In recent decades, urban planners have used projections from transportation professionals to estimate where and how much people are expected to use their cars in the near future. Now, a University of New Orleans faculty member is questioning whether these long-used figures rely too much on suburban data and miss the mark on accurately projecting needs for higher density urban areas.
Guang Tian is a researcher in the University's Department of Planning and Urban Studies and works with the UNO Transportation Institute. He is the lead author of a study that examined household travel survey data from 30 diverse regions of the U.S. and determined that the document known as the “bible” of transportation planning -- produced by the Institute of Transportation Engineers (ITE) -- might be over-estimating anticipated vehicle use. As real estate developers examine opportunities, they may be discouraged from investing in a community if the expected traffic and parking availability is unattractive to potential future inhabitants.
The difference between using the ITE methodology, which bases calculations largely on suburban data, and using Tian’s methodology, which takes the built environment into account, might determine whether a developer deems an urban property viable for profitable investment.
The Institute of Transportation Engineers (ITE), founded in 1930, is an international membership association of transportation professionals interested in promoting smart growth and more livable communities as an antidote for “urban sprawl.”

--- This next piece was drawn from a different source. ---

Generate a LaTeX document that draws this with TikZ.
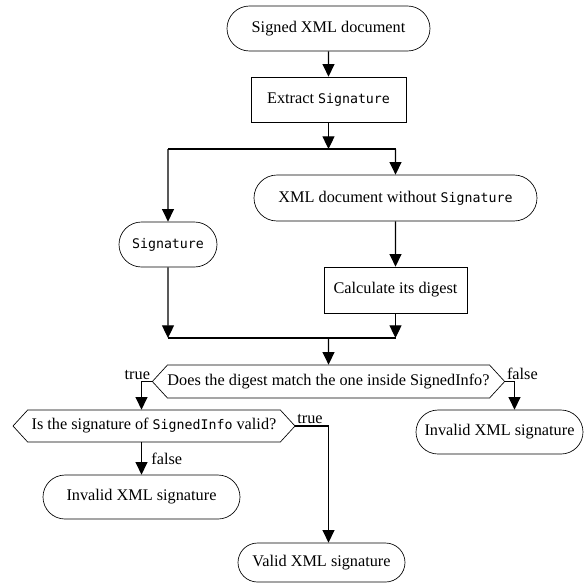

In urban planning jargon, “sprawl” refers to the phenomenon of real estate development common since WWII in which housing and retail expand outside of city centers and ultimately create automobile-dependent communities where mass transit may not be viable. The growth of such communities contribute to energy consumption, air pollution and traffic congestion.

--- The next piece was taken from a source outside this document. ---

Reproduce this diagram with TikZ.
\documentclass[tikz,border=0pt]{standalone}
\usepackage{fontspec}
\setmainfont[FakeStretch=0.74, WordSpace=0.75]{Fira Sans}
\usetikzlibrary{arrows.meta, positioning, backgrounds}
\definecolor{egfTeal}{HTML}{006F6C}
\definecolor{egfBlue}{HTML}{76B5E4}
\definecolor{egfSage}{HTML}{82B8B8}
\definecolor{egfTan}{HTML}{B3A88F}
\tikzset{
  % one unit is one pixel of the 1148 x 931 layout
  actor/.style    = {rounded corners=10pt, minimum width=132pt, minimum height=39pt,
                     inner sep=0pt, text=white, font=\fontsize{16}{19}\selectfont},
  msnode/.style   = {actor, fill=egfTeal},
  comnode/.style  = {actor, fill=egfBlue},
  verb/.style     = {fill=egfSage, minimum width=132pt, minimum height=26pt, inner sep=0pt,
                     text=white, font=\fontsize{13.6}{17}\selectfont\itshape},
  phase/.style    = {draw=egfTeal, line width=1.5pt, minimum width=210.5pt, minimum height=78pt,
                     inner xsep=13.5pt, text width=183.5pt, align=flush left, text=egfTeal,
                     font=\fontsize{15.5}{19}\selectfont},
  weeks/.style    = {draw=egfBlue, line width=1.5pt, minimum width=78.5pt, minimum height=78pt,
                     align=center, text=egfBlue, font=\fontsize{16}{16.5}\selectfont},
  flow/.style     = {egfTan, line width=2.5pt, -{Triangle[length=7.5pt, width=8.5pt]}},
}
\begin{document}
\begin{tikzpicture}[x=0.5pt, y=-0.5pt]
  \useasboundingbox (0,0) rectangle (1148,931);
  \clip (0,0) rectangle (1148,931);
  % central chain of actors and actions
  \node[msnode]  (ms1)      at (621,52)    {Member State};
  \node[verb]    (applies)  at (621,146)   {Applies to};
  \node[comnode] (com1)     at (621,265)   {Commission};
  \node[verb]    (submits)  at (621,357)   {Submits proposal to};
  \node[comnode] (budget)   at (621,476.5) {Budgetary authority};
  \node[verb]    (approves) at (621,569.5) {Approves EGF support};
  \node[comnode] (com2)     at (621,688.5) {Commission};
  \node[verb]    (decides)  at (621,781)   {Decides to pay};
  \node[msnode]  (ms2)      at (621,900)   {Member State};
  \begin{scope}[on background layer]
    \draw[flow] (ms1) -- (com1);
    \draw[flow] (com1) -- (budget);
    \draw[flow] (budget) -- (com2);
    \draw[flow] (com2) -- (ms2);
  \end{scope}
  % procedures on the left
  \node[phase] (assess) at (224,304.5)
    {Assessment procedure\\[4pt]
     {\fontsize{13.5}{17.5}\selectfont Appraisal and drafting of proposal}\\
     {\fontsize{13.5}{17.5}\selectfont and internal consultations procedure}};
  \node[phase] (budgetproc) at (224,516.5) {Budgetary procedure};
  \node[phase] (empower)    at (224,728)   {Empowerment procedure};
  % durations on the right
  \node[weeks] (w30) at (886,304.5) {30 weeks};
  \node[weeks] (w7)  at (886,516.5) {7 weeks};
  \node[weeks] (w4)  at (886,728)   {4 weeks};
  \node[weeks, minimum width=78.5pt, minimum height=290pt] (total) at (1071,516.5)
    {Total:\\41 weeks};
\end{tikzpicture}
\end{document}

According to the Environmental Protection Agency, about 31 percent of total U.S. carbon dioxide emissions and 26 percent of total U.S. greenhouse gas emissions were generated by transportation in 2013. Tian’s study says more than half of the world’s oil and about 30 percent of total commercial world energy are consumed by the transportation sector.
To guard against the detrimental effects of sprawl, ITE has for decades published a regularly updated “Trip Generation Manual” and a “Parking Generation Manual” that are both widely used to inform transportation and urban planning projects. These reports use data from household travel surveys to create projections, respectively, for how many trips per person per day would be expected in an anticipated development and how many parking spaces would be required.
In Tian’s study, he notes that the ITE “Trip Generation Manual” states that its “[d]ata were primarily collected at suburban locations having little or no transit service, nearby pedestrian amenities, or travel demand management.”
Given that these factors significantly affect patterns of vehicle use in urban areas, Tian’s study sought to provide a more accurate picture.
“Compact developments that concentrate residents, workers and retail shops in close proximity to one another can ‘degenerate’ vehicle trips,” Tian explained. “Households that live in dense, mixed-use and transit-served areas tend to own fewer automobiles, a phenomenon called ‘car shedding.’ At the same time, they make more walking, bike and transit trips.”
For example, average vehicle trip rates per person are higher for single-family detached households, like those found in the suburbs, than single-family attached households. Similarly, single-family attached households have average vehicle trip rates higher than those in multifamily units like apartments and condominiums.
Also, the drop-off in vehicle trip rates is far more pronounced between average and compact neighborhoods than between sprawling and average neighborhoods. Comparing the extremes, single-family households in sprawling neighborhoods generate more than twice the number of vehicle trips per person per day than do multifamily households in compact neighborhoods.
“Our work captures the phenomena of ‘trip degeneration’ and ‘car shedding’ as development patterns become more compact, which in turn exposes the potential for significant savings while developing urban projects,” Tian said.